▸ SET EXERCISE:
Give an exact copy of every line, leaving images out.

▸ COLLECTED DATA:
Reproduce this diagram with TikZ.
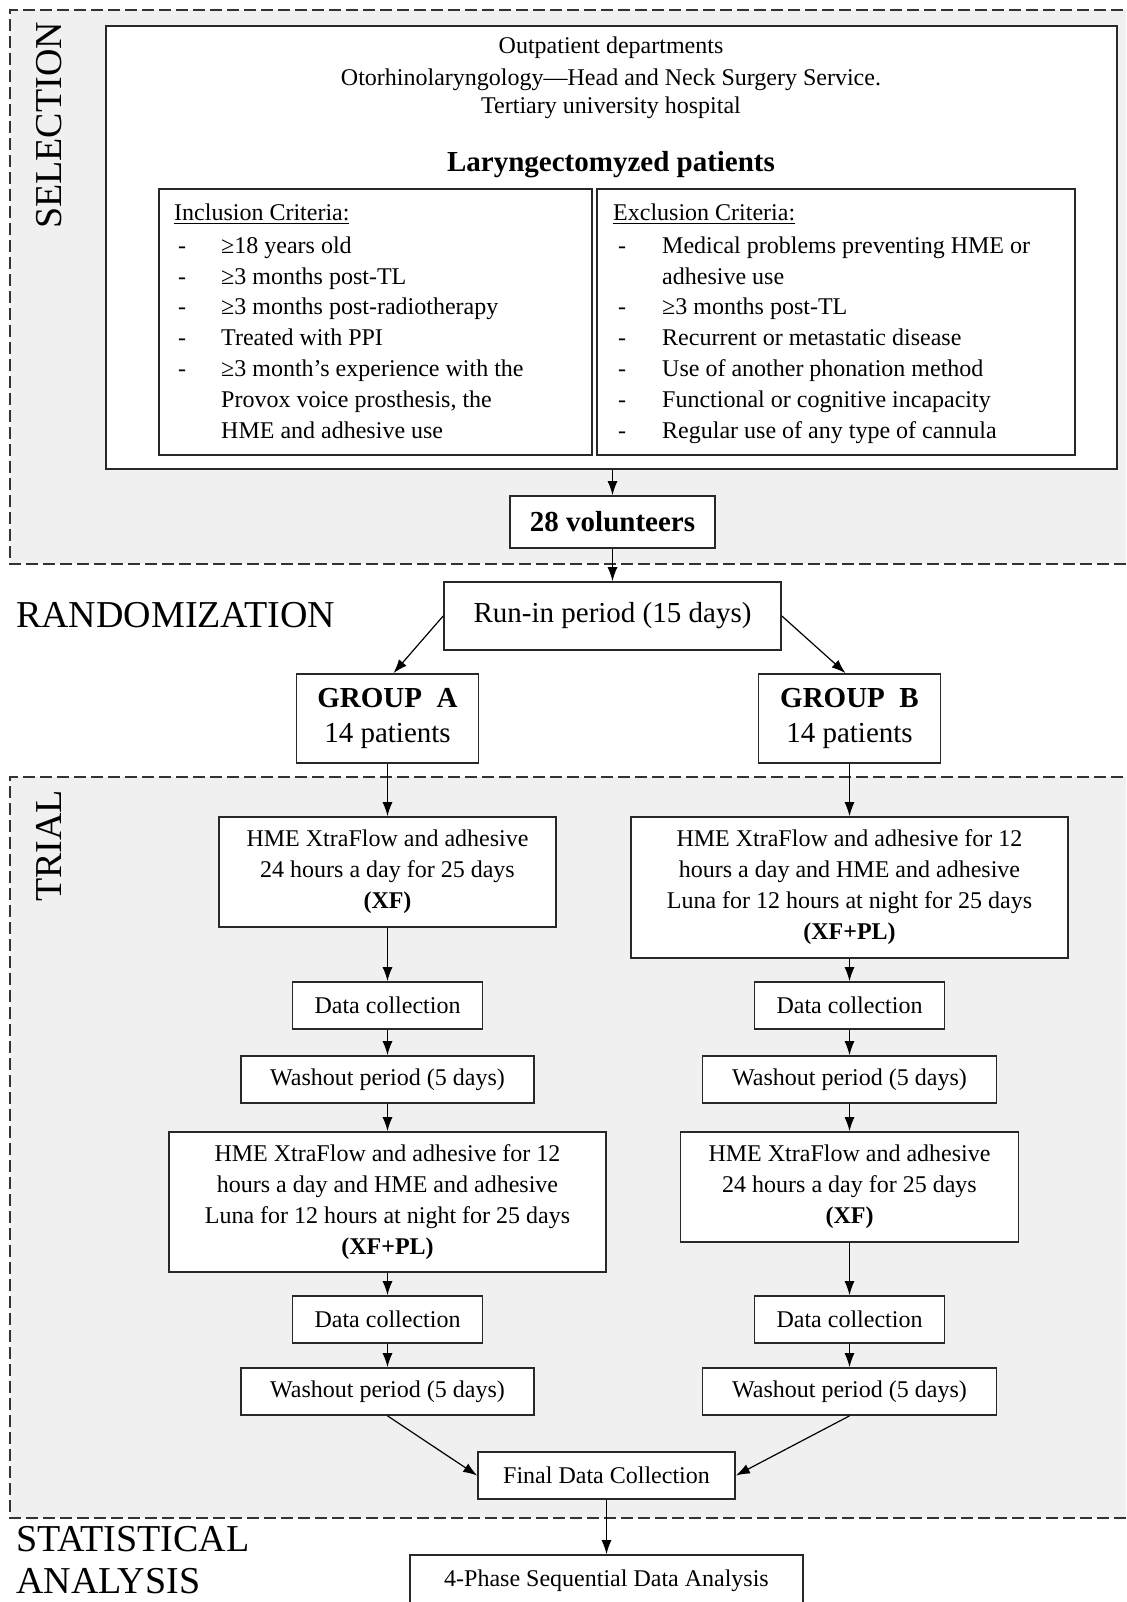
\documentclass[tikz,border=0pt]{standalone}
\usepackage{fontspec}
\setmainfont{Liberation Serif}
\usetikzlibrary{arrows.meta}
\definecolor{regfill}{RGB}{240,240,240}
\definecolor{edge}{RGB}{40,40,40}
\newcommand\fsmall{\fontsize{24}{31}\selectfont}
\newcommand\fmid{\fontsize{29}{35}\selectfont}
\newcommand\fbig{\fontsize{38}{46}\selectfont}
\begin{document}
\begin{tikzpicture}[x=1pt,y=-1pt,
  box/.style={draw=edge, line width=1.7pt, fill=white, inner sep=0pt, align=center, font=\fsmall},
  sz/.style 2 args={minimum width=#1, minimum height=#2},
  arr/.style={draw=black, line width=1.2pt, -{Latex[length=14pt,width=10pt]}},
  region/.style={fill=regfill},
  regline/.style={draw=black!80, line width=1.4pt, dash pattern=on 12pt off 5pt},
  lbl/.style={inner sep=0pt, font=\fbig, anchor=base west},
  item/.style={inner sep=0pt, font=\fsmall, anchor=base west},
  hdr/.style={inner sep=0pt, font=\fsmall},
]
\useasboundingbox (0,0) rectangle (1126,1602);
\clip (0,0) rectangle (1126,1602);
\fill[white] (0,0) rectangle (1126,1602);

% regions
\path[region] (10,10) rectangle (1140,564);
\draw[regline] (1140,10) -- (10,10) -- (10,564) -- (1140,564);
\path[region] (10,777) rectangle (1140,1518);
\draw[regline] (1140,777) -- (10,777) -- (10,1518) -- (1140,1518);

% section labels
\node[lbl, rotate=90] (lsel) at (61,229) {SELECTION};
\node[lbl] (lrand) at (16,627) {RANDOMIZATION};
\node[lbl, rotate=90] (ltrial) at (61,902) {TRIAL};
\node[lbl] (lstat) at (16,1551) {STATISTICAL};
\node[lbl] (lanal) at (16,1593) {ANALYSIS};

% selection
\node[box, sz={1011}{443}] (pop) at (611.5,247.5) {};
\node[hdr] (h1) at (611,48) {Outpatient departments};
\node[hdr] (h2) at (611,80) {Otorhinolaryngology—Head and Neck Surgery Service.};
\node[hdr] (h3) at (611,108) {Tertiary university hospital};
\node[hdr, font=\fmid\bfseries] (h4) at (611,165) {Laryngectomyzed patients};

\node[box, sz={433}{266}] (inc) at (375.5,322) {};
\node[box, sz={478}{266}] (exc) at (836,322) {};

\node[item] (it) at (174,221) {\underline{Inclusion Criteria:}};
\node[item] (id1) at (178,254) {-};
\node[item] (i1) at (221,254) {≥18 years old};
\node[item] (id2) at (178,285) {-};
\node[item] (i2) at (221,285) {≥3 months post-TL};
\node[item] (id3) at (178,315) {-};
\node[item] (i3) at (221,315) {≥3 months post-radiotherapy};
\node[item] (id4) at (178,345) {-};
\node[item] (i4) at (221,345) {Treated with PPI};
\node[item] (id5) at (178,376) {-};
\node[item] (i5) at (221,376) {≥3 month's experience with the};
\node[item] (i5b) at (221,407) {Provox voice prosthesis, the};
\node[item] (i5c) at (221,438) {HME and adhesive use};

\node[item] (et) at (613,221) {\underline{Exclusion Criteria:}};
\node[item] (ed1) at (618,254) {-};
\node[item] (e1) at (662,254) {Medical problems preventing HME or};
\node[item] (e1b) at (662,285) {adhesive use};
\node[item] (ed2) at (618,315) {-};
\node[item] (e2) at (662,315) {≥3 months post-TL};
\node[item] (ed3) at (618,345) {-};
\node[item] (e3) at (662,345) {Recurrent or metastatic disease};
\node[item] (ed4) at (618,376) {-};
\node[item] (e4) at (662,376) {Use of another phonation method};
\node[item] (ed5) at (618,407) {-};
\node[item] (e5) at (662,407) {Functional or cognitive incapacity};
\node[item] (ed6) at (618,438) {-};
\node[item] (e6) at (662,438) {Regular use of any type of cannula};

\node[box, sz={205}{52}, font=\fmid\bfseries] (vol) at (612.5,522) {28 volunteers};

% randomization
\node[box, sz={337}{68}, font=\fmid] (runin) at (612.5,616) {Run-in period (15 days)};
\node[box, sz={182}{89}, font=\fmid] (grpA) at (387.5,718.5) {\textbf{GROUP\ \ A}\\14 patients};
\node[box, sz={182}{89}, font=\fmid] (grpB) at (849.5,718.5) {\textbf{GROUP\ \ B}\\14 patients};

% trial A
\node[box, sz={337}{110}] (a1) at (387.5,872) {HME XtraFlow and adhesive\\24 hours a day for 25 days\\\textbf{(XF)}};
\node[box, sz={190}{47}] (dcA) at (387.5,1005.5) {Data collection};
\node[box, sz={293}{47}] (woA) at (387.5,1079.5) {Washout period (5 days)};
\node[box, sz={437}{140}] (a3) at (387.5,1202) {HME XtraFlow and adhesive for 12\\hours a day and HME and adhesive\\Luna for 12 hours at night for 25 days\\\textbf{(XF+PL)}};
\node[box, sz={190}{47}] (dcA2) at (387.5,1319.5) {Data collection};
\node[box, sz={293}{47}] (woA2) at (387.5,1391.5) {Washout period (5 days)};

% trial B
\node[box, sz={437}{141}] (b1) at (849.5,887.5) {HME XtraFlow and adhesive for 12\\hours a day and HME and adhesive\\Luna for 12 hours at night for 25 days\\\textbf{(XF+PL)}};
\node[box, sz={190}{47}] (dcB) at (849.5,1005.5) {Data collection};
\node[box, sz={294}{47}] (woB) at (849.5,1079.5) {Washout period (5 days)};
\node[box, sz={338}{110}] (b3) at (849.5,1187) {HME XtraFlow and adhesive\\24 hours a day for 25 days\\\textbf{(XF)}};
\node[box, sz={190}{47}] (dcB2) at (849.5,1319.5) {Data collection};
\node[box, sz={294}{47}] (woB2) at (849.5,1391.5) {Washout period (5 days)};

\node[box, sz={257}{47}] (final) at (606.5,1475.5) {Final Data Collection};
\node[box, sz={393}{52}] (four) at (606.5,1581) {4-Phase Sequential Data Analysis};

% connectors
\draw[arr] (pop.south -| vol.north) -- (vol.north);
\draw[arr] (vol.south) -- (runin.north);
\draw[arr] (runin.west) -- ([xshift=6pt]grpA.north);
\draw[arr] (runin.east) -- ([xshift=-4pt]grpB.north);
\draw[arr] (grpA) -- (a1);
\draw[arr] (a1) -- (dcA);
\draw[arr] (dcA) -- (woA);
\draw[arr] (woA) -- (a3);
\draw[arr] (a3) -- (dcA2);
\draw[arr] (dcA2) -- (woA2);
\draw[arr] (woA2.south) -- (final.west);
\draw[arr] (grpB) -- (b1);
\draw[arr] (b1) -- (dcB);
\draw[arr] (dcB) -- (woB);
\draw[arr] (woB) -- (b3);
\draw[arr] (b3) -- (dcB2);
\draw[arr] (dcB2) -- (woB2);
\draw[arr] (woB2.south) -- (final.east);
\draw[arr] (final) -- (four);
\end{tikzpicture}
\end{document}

▸ ANSWER BELOW:
Reproduce this diagram with TikZ.
\documentclass[tikz,border=0pt]{standalone}
\usepackage{fontspec}
\setmainfont{Liberation Serif}
\usetikzlibrary{arrows.meta}
\definecolor{regfill}{RGB}{240,240,240}
\definecolor{edge}{RGB}{40,40,40}
\newcommand\fsmall{\fontsize{24}{31}\selectfont}
\newcommand\fmid{\fontsize{29}{35}\selectfont}
\newcommand\fbig{\fontsize{38}{46}\selectfont}
\begin{document}
\begin{tikzpicture}[x=1pt,y=-1pt,
  box/.style={draw=edge, line width=1.7pt, fill=white, inner sep=0pt, align=center, font=\fsmall},
  sz/.style 2 args={minimum width=#1, minimum height=#2},
  arr/.style={draw=black, line width=1.2pt, -{Latex[length=14pt,width=10pt]}},
  region/.style={fill=regfill},
  regline/.style={draw=black!80, line width=1.4pt, dash pattern=on 12pt off 5pt},
  lbl/.style={inner sep=0pt, font=\fbig, anchor=base west},
  item/.style={inner sep=0pt, font=\fsmall, anchor=base west},
  hdr/.style={inner sep=0pt, font=\fsmall},
]
\useasboundingbox (0,0) rectangle (1126,1602);
\clip (0,0) rectangle (1126,1602);
\fill[white] (0,0) rectangle (1126,1602);

% regions
\path[region] (10,10) rectangle (1140,564);
\draw[regline] (1140,10) -- (10,10) -- (10,564) -- (1140,564);
\path[region] (10,777) rectangle (1140,1518);
\draw[regline] (1140,777) -- (10,777) -- (10,1518) -- (1140,1518);

% section labels
\node[lbl, rotate=90] (lsel) at (61,229) {SELECTION};
\node[lbl] (lrand) at (16,627) {RANDOMIZATION};
\node[lbl, rotate=90] (ltrial) at (61,902) {TRIAL};
\node[lbl] (lstat) at (16,1551) {STATISTICAL};
\node[lbl] (lanal) at (16,1593) {ANALYSIS};

% selection
\node[box, sz={1011}{443}] (pop) at (611.5,247.5) {};
\node[hdr] (h1) at (611,48) {Outpatient departments};
\node[hdr] (h2) at (611,80) {Otorhinolaryngology—Head and Neck Surgery Service.};
\node[hdr] (h3) at (611,108) {Tertiary university hospital};
\node[hdr, font=\fmid\bfseries] (h4) at (611,165) {Laryngectomyzed patients};

\node[box, sz={433}{266}] (inc) at (375.5,322) {};
\node[box, sz={478}{266}] (exc) at (836,322) {};

\node[item] (it) at (174,221) {\underline{Inclusion Criteria:}};
\node[item] (id1) at (178,254) {-};
\node[item] (i1) at (221,254) {≥18 years old};
\node[item] (id2) at (178,285) {-};
\node[item] (i2) at (221,285) {≥3 months post-TL};
\node[item] (id3) at (178,315) {-};
\node[item] (i3) at (221,315) {≥3 months post-radiotherapy};
\node[item] (id4) at (178,345) {-};
\node[item] (i4) at (221,345) {Treated with PPI};
\node[item] (id5) at (178,376) {-};
\node[item] (i5) at (221,376) {≥3 month's experience with the};
\node[item] (i5b) at (221,407) {Provox voice prosthesis, the};
\node[item] (i5c) at (221,438) {HME and adhesive use};

\node[item] (et) at (613,221) {\underline{Exclusion Criteria:}};
\node[item] (ed1) at (618,254) {-};
\node[item] (e1) at (662,254) {Medical problems preventing HME or};
\node[item] (e1b) at (662,285) {adhesive use};
\node[item] (ed2) at (618,315) {-};
\node[item] (e2) at (662,315) {≥3 months post-TL};
\node[item] (ed3) at (618,345) {-};
\node[item] (e3) at (662,345) {Recurrent or metastatic disease};
\node[item] (ed4) at (618,376) {-};
\node[item] (e4) at (662,376) {Use of another phonation method};
\node[item] (ed5) at (618,407) {-};
\node[item] (e5) at (662,407) {Functional or cognitive incapacity};
\node[item] (ed6) at (618,438) {-};
\node[item] (e6) at (662,438) {Regular use of any type of cannula};

\node[box, sz={205}{52}, font=\fmid\bfseries] (vol) at (612.5,522) {28 volunteers};

% randomization
\node[box, sz={337}{68}, font=\fmid] (runin) at (612.5,616) {Run-in period (15 days)};
\node[box, sz={182}{89}, font=\fmid] (grpA) at (387.5,718.5) {\textbf{GROUP\ \ A}\\14 patients};
\node[box, sz={182}{89}, font=\fmid] (grpB) at (849.5,718.5) {\textbf{GROUP\ \ B}\\14 patients};

% trial A
\node[box, sz={337}{110}] (a1) at (387.5,872) {HME XtraFlow and adhesive\\24 hours a day for 25 days\\\textbf{(XF)}};
\node[box, sz={190}{47}] (dcA) at (387.5,1005.5) {Data collection};
\node[box, sz={293}{47}] (woA) at (387.5,1079.5) {Washout period (5 days)};
\node[box, sz={437}{140}] (a3) at (387.5,1202) {HME XtraFlow and adhesive for 12\\hours a day and HME and adhesive\\Luna for 12 hours at night for 25 days\\\textbf{(XF+PL)}};
\node[box, sz={190}{47}] (dcA2) at (387.5,1319.5) {Data collection};
\node[box, sz={293}{47}] (woA2) at (387.5,1391.5) {Washout period (5 days)};

% trial B
\node[box, sz={437}{141}] (b1) at (849.5,887.5) {HME XtraFlow and adhesive for 12\\hours a day and HME and adhesive\\Luna for 12 hours at night for 25 days\\\textbf{(XF+PL)}};
\node[box, sz={190}{47}] (dcB) at (849.5,1005.5) {Data collection};
\node[box, sz={294}{47}] (woB) at (849.5,1079.5) {Washout period (5 days)};
\node[box, sz={338}{110}] (b3) at (849.5,1187) {HME XtraFlow and adhesive\\24 hours a day for 25 days\\\textbf{(XF)}};
\node[box, sz={190}{47}] (dcB2) at (849.5,1319.5) {Data collection};
\node[box, sz={294}{47}] (woB2) at (849.5,1391.5) {Washout period (5 days)};

\node[box, sz={257}{47}] (final) at (606.5,1475.5) {Final Data Collection};
\node[box, sz={393}{52}] (four) at (606.5,1581) {4-Phase Sequential Data Analysis};

% connectors
\draw[arr] (pop.south -| vol.north) -- (vol.north);
\draw[arr] (vol.south) -- (runin.north);
\draw[arr] (runin.west) -- ([xshift=6pt]grpA.north);
\draw[arr] (runin.east) -- ([xshift=-4pt]grpB.north);
\draw[arr] (grpA) -- (a1);
\draw[arr] (a1) -- (dcA);
\draw[arr] (dcA) -- (woA);
\draw[arr] (woA) -- (a3);
\draw[arr] (a3) -- (dcA2);
\draw[arr] (dcA2) -- (woA2);
\draw[arr] (woA2.south) -- (final.west);
\draw[arr] (grpB) -- (b1);
\draw[arr] (b1) -- (dcB);
\draw[arr] (dcB) -- (woB);
\draw[arr] (woB) -- (b3);
\draw[arr] (b3) -- (dcB2);
\draw[arr] (dcB2) -- (woB2);
\draw[arr] (woB2.south) -- (final.east);
\draw[arr] (final) -- (four);
\end{tikzpicture}
\end{document}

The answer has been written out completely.